3 Out Of 4 Americans Support Community Broadband, Yet 19 States Still Ban Or Hinder Such Networks
from the getting-out-of-our-own-way dept
For years a growing number of US towns and cities have been forced into the broadband business thanks to US telecom market failure. Frustrated by high prices, lack of competition, spotty coverage, and terrible customer service, some 750 US towns and cities have explored some kind of community broadband option. And while the telecom industry routinely likes to insist these efforts always end in disaster, that’s never actually been true. While there certainly are bad business plans and bad leaders, studies routinely show that such services not only see far better customer satisfaction scores than large private ISPs, they frequently offer better service at lower, more transparent pricing than many private providers.
Undaunted, big ISPs like AT&T and Comcast have waged a multi-pronged, several decades attack on such efforts. One, by writing and buying protectionist laws in dozens of states either hamstringing or banning cities from building their own networks, often in cases where private ISPs refuse to expand service. Two, by funding economists, consultants, and think tankers (usually via proxy organizations) happy to try and claim that community broadband is always a taxpayer boondoggle — unnecessary because private sector US broadband just that wonderful.
Of course if you ask actual American consumers, they generally support towns and cities building better, faster broadband networks if they’ve been historically underserved. And they most certainly don’t approve of Comcast buying state laws that eliminate their voting right to make local infrastructure decisions for themselves. A recent Consumer Reports survey found that three out of four Americans support community broadband efforts:
“Three out of four Americans feel that municipal/community broadband should be allowed because it would ensure that broadband access is treated like other vital infrastructure such as highways, bridges, water systems, and electrical grids, allowing all Americans to have equal access to it.”
The survey also found that the subject somewhat splits along partisan lines, despite not technically being a partisan issue (more on that in a second):
“A larger percentage of Democrats (85%) than Independents (74%) and Republicans (63%) say municipal/community broadband should be allowed.”
Here’s where I’ll note that wanting to maintain your local voting rights to make infrastructure decisions for yourselves isn’t really a partisan issue. Wanting better broadband isn’t a partisan issue. A disdain for regional monopolies like Comcast isn’t partisan. Most community broadband networks have been built in conservative cities (the most popular being Chattanooga). The subject is often only partisan because regional monopoly lobbyists and policy folks like to frame it that way in policy conversations to sow dissent, stall consensus, and undermine anything that challenges their regional monopoly power.

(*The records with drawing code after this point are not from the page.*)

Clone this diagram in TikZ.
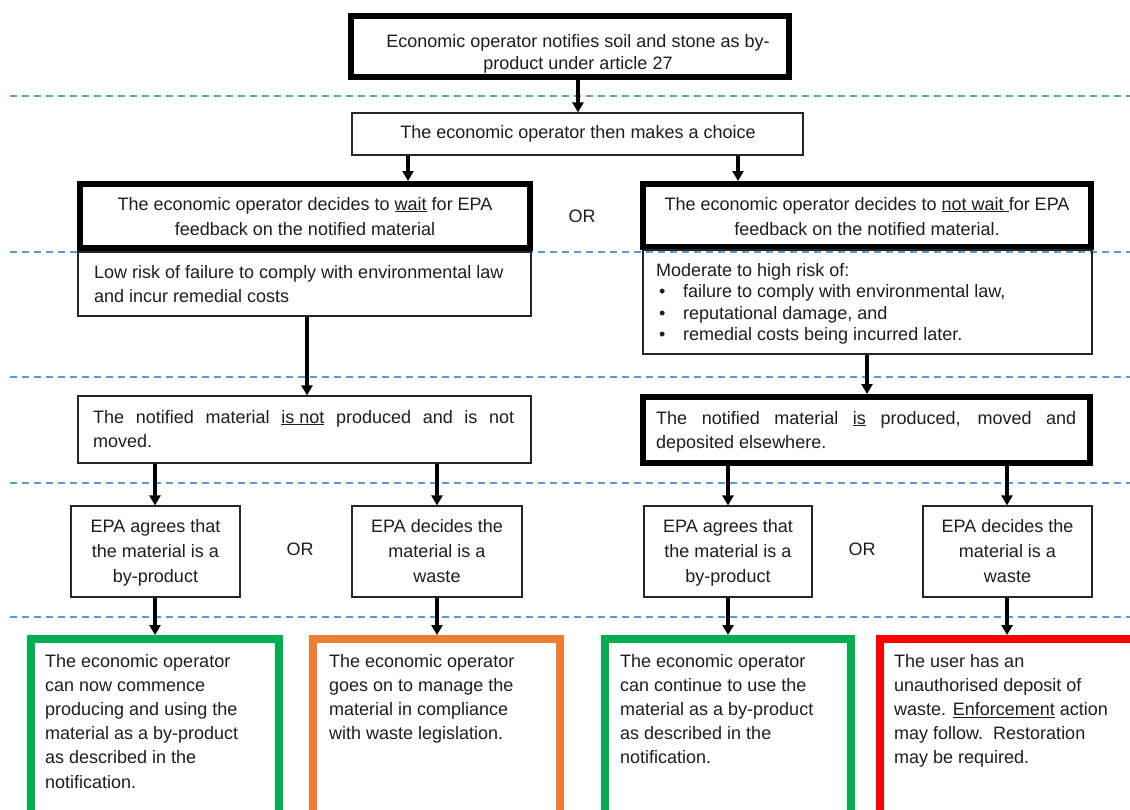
\documentclass[tikz,border=0pt]{standalone}
\usepackage{fontspec}
\setmainfont{Liberation Sans}
\usetikzlibrary{arrows.meta}
\definecolor{dashblue}{RGB}{91,155,213}
\definecolor{okgreen}{RGB}{0,176,80}
\definecolor{warnorange}{RGB}{237,125,49}
\definecolor{badred}{RGB}{255,0,0}
\definecolor{inkgray}{RGB}{30,30,30}
\newcommand{\tbx}[3]{\parbox[t]{#1}{\fontsize{18pt}{#2}\selectfont #3}}
\begin{document}
\begin{tikzpicture}[x=1pt,y=-1pt,
  thinbox/.style={draw=black!85, line width=1.2pt, inner sep=0pt},
  thickbox/.style={draw=black, line width=6pt, inner sep=0pt},
  colbox/.style={draw=#1, line width=8pt, inner sep=0pt},
  txt/.style={inner sep=0pt, anchor=base, text=inkgray},
  ltxt/.style={inner sep=0pt, anchor=base west, text=inkgray},
  arr/.style={line width=3.2pt, -{Triangle[width=11pt,length=10pt]}},
  sepline/.style={dashblue, line width=1.3pt, dash pattern=on 7pt off 5pt},
]
\fill[white] (0,0) rectangle (1130,809);
\clip (0,0) rectangle (1130,809);

% separators
\draw[sepline] (10,96) -- (1130,96);
\draw[sepline] (10,252) -- (1130,252);
\draw[sepline] (10,377) -- (1130,377);
\draw[sepline] (10,483) -- (1130,483);
\draw[sepline] (10,617) -- (1130,617);

% boxes
\node[thickbox, minimum width=438pt, minimum height=61pt] (top) at (570,46.5) {};
\node[thinbox, minimum width=451pt, minimum height=42pt] (choice) at (577.5,134) {};
\node[thickbox, minimum width=450pt, minimum height=64pt] (wait) at (305,216) {};
\node[thickbox, minimum width=448pt, minimum height=63pt] (nowait) at (867,215.5) {};
\node[thinbox, minimum width=453pt, minimum height=64pt] (low) at (304.5,284) {};
\node[thinbox, minimum width=449pt, minimum height=104pt] (mod) at (867.5,302) {};
\node[thinbox, minimum width=453pt, minimum height=67pt] (notprod) at (304.5,429.5) {};
\node[thickbox, minimum width=447pt, minimum height=66pt] (prod) at (866.5,430) {};
\node[thinbox, minimum width=169pt, minimum height=91pt] (epa1) at (155.5,551.5) {};
\node[thinbox, minimum width=170pt, minimum height=91pt] (epa2) at (437,551.5) {};
\node[thinbox, minimum width=168pt, minimum height=91pt] (epa3) at (728,551.5) {};
\node[thinbox, minimum width=169pt, minimum height=91pt] (epa4) at (1007.5,551.5) {};
\node[colbox=okgreen, minimum width=248pt, minimum height=221pt] (res1) at (155,749.5) {};
\node[colbox=warnorange, minimum width=247pt, minimum height=221pt] (res2) at (436.5,749.5) {};
\node[colbox=okgreen, minimum width=246pt, minimum height=221pt] (res3) at (728,749.5) {};
\node[colbox=badred, minimum width=280pt, minimum height=221pt] (res4) at (1020,749.5) {};

% texts
\node[txt] (toptxt) at (578,47) {\tbx{440pt}{22pt}{\centering Economic operator notifies soil and stone as by-\\product under article 27}};
\node[txt] (choicetxt) at (578,138) {\tbx{440pt}{22pt}{\centering The economic operator then makes a choice}};
\node[txt] (waittxt) at (305,210) {\tbx{440pt}{25pt}{\centering The economic operator decides to \underline{wait} for EPA\\feedback on the notified material}};
\node[txt] (nowaittxt) at (867,210) {\tbx{440pt}{25pt}{\centering The economic operator decides to \underline{not wait\ }for EPA\\feedback on the notified material.}};
\node[txt] (ortxt1) at (582,222) {\tbx{40pt}{22pt}{\centering OR}};
\node[ltxt] (lowtxt) at (94,278) {\tbx{440pt}{24pt}{\raggedright Low risk of failure to comply with environmental law\\and incur remedial costs}};
\node[ltxt] (modtxt) at (656,276) {\tbx{430pt}{21.5pt}{\raggedright Moderate to high risk of:\\
\hspace*{3pt}\makebox[24pt][l]{\textbullet}failure to comply with environmental law,\\
\hspace*{3pt}\makebox[24pt][l]{\textbullet}reputational damage, and\\
\hspace*{3pt}\makebox[24pt][l]{\textbullet}remedial costs being incurred later.}};
\node[ltxt] (notprodtxt) at (93,423) {\tbx{421pt}{24pt}{\raggedright\makebox[421pt][s]{The notified material \underline{is not} produced and is not}\\moved.}};
\node[ltxt] (prodtxt) at (656,424) {\tbx{420pt}{24pt}{\raggedright\makebox[420pt][s]{The notified material \underline{is} produced, moved and}\\deposited elsewhere.}};
\node[txt] (epatxt1) at (155.5,532) {\tbx{165pt}{25pt}{\centering EPA agrees that\\the material is a\\by-product}};
\node[txt] (epatxt2) at (437,532) {\tbx{165pt}{25pt}{\centering EPA decides the\\material is a\\waste}};
\node[txt] (epatxt3) at (728,532) {\tbx{165pt}{25pt}{\centering EPA agrees that\\the material is a\\by-product}};
\node[txt] (epatxt4) at (1007.5,532) {\tbx{165pt}{25pt}{\centering EPA decides the\\material is a\\waste}};
\node[txt] (ortxt2) at (300,555) {\tbx{40pt}{22pt}{\centering OR}};
\node[txt] (ortxt3) at (862,555) {\tbx{40pt}{22pt}{\centering OR}};
\node[ltxt] (restxt1) at (45,667) {\tbx{240pt}{24.2pt}{\raggedright The economic operator\\can now commence\\producing and using the\\material as a by-product\\as described in the\\notification.}};
\node[ltxt] (restxt2) at (329,667) {\tbx{240pt}{24.2pt}{\raggedright The economic operator\\goes on to manage the\\material in compliance\\with waste legislation.}};
\node[ltxt] (restxt3) at (620,667) {\tbx{240pt}{24.2pt}{\raggedright The economic operator\\can continue to use the\\material as a by-product\\as described in the\\notification.}};
\node[ltxt] (restxt4) at (894,667) {\tbx{240pt}{24.2pt}{\raggedright The user has an\\unauthorised deposit of\\waste. \underline{Enforcement} action\\may follow.~~Restoration\\may be required.}};

% arrow columns
\coordinate (cT) at (578,0);
\coordinate (cA) at (408,0);
\coordinate (cB) at (738,0);
\coordinate (cC) at (307,0);
\coordinate (cD) at (867,0);
\coordinate (c1) at (155,0);
\coordinate (c2) at (437,0);
\coordinate (c3) at (728,0);
\coordinate (c4) at (1007,0);

% arrows
\draw[arr] (top.south -| cT) -- (choice.north -| cT);
\draw[arr] (choice.south -| cA) -- (wait.north -| cA);
\draw[arr] (choice.south -| cB) -- (nowait.north -| cB);
\draw[arr] (low.south -| cC) -- (notprod.north -| cC);
\draw[arr] (mod.south -| cD) -- (prod.north -| cD);
\draw[arr] (notprod.south -| c1) -- (epa1.north -| c1);
\draw[arr] (notprod.south -| c2) -- (epa2.north -| c2);
\draw[arr] (prod.south -| c3) -- (epa3.north -| c3);
\draw[arr] (prod.south -| c4) -- (epa4.north -| c4);
\draw[arr] (epa1.south -| c1) -- (res1.north -| c1);
\draw[arr] (epa2.south -| c2) -- (res2.north -| c2);
\draw[arr] (epa3.south -| c3) -- (res3.north -| c3);
\draw[arr] (epa4.south -| c4) -- (res4.north -| c4);
\end{tikzpicture}
\end{document}
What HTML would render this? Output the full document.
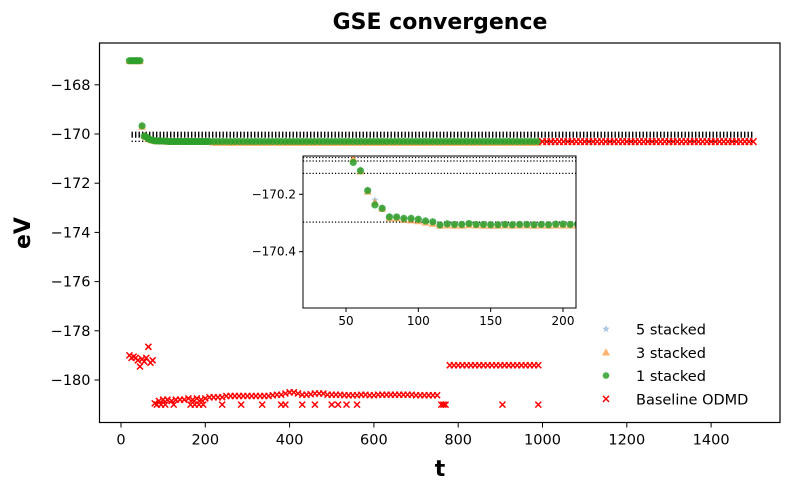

ISPs could easily derail the movement by offering better, cheaper, faster broadband in more markets. But the reality is they’ve found it easier and cheaper to throw campaign contributions at state and federal lawmakers, letting them effectively buy laws banning meaningful challenges to their dominance. As a result, 83 million Americans currently live under a broadband monopoly, and in a long line of states, cities and towns have their hands tied when it comes to actually doing something about it.
Having tracked the US telecom sector for a while, most of the exciting progress in the space is happening on the local level. There’s a massive grass roots coalition of utilities, co-ops, governments, small ISPs, local businesses, and public/private partnerships doing most of the heavy lifting in this space. And it remains aggressively idiotic that state leaders continue to block such efforts, often under the misleading claim of “market freedom,” simply because AT&T, Verizon, and Comcast don’t like a challenge or competition.